* Start *
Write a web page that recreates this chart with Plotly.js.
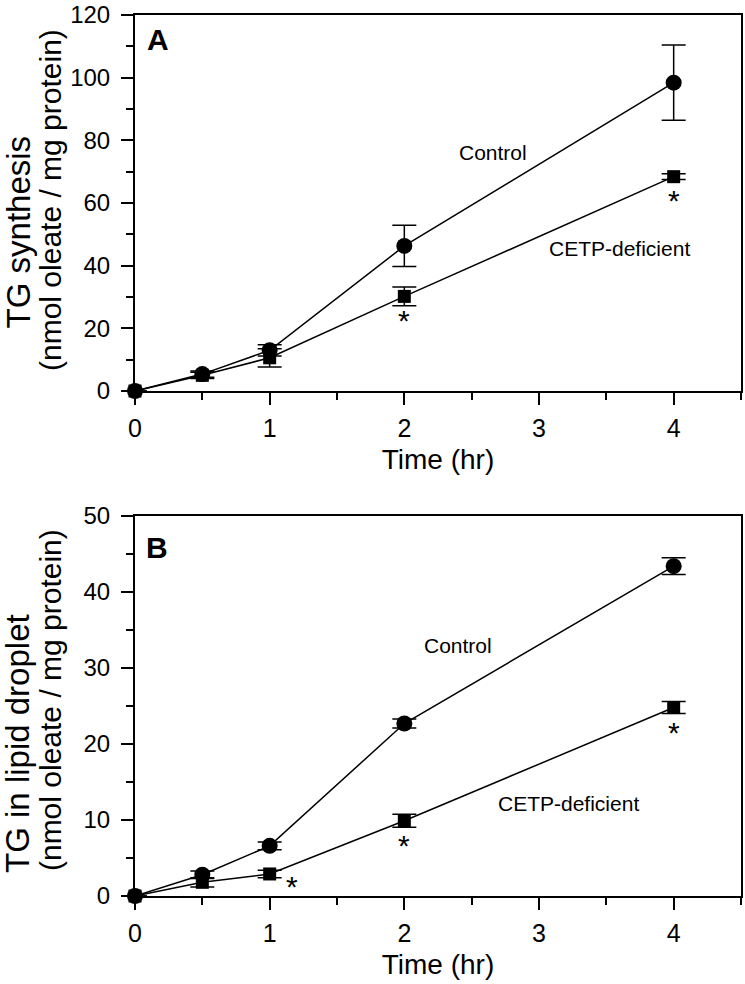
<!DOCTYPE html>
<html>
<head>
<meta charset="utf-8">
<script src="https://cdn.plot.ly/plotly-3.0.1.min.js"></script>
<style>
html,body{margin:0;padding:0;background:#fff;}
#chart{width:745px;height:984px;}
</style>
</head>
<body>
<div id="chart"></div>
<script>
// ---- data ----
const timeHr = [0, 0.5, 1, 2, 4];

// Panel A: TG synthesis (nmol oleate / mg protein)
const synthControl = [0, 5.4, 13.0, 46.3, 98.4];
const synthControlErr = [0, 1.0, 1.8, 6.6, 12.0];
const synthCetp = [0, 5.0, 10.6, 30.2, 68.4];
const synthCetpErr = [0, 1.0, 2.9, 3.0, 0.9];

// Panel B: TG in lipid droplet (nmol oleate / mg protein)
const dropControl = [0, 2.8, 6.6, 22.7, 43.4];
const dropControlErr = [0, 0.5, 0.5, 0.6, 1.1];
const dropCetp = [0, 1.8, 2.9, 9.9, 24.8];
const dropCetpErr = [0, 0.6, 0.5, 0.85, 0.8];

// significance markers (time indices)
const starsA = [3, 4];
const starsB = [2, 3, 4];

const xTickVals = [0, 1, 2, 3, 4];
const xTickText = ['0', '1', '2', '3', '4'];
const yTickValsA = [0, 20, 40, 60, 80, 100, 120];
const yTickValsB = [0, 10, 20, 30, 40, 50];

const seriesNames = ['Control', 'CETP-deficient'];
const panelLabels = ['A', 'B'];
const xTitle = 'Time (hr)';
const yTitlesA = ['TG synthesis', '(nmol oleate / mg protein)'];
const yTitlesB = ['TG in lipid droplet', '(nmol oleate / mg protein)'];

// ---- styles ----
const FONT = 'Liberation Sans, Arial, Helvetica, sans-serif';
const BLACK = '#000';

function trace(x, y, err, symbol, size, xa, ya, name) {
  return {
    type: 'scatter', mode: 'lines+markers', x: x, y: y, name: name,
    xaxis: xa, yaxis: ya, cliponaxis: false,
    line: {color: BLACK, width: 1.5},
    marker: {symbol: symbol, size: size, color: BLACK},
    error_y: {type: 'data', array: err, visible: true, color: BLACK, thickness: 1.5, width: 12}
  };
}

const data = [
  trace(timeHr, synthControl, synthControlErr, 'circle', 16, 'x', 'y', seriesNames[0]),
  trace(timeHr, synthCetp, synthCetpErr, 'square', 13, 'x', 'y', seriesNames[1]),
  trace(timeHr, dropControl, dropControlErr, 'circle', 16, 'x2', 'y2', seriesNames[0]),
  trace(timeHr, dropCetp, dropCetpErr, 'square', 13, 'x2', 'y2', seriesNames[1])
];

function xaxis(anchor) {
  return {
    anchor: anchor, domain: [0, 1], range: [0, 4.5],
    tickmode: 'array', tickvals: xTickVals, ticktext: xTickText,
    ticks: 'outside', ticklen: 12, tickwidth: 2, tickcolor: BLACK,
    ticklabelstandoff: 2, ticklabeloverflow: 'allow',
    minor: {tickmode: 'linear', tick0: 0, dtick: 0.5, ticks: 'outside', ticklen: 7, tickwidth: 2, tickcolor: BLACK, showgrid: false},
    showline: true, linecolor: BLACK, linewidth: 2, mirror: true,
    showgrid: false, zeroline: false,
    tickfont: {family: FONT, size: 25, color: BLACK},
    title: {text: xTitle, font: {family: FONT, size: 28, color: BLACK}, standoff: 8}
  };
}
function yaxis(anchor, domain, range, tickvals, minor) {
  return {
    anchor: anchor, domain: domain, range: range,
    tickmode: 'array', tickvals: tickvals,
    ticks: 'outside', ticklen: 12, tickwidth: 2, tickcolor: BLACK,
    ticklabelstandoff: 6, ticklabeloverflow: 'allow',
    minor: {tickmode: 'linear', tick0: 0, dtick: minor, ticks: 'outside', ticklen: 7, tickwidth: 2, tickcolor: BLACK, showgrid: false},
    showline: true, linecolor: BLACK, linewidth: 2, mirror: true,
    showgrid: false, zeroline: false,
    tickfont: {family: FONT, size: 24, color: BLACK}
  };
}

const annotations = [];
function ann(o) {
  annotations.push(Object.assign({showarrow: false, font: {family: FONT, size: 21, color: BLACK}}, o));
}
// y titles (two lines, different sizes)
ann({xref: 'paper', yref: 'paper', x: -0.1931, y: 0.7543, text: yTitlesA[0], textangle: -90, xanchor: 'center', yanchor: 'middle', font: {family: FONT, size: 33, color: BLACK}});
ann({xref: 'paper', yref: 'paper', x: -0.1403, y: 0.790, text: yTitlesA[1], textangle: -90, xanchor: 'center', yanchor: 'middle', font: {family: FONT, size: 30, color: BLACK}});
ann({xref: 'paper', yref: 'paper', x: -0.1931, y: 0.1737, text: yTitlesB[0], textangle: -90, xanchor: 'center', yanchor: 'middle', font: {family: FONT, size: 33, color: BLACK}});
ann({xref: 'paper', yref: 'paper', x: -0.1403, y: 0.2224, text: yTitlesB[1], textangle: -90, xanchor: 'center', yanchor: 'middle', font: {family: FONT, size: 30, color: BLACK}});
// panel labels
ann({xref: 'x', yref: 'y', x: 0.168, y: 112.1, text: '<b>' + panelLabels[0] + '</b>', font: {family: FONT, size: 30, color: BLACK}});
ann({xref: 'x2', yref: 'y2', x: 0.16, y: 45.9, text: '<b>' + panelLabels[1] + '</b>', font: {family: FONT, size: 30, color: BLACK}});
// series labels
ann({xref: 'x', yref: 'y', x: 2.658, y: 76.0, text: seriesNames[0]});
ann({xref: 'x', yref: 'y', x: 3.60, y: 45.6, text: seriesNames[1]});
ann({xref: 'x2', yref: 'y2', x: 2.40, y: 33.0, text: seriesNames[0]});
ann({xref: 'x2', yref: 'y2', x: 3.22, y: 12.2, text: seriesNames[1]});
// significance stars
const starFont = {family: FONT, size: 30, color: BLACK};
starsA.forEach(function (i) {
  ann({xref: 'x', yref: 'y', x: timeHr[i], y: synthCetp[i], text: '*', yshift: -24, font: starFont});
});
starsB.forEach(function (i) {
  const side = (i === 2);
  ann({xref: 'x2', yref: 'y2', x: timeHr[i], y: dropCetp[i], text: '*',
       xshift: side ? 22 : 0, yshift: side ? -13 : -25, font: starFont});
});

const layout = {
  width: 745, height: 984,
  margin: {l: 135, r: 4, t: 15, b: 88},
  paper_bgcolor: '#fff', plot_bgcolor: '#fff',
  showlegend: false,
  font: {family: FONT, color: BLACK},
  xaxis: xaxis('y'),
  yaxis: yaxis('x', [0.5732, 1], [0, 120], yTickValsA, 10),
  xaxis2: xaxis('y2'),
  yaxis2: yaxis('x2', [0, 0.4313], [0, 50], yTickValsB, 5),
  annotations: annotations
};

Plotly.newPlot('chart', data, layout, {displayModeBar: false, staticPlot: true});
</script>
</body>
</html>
* End *
Copy out every line of the material above that mentions the word "chart".

● Complete answer:
Write a web page that recreates this chart with Plotly.js.
#chart{width:745px;height:984px;}
<div id="chart"></div>
Plotly.newPlot('chart', data, layout, {displayModeBar: false, staticPlot: true});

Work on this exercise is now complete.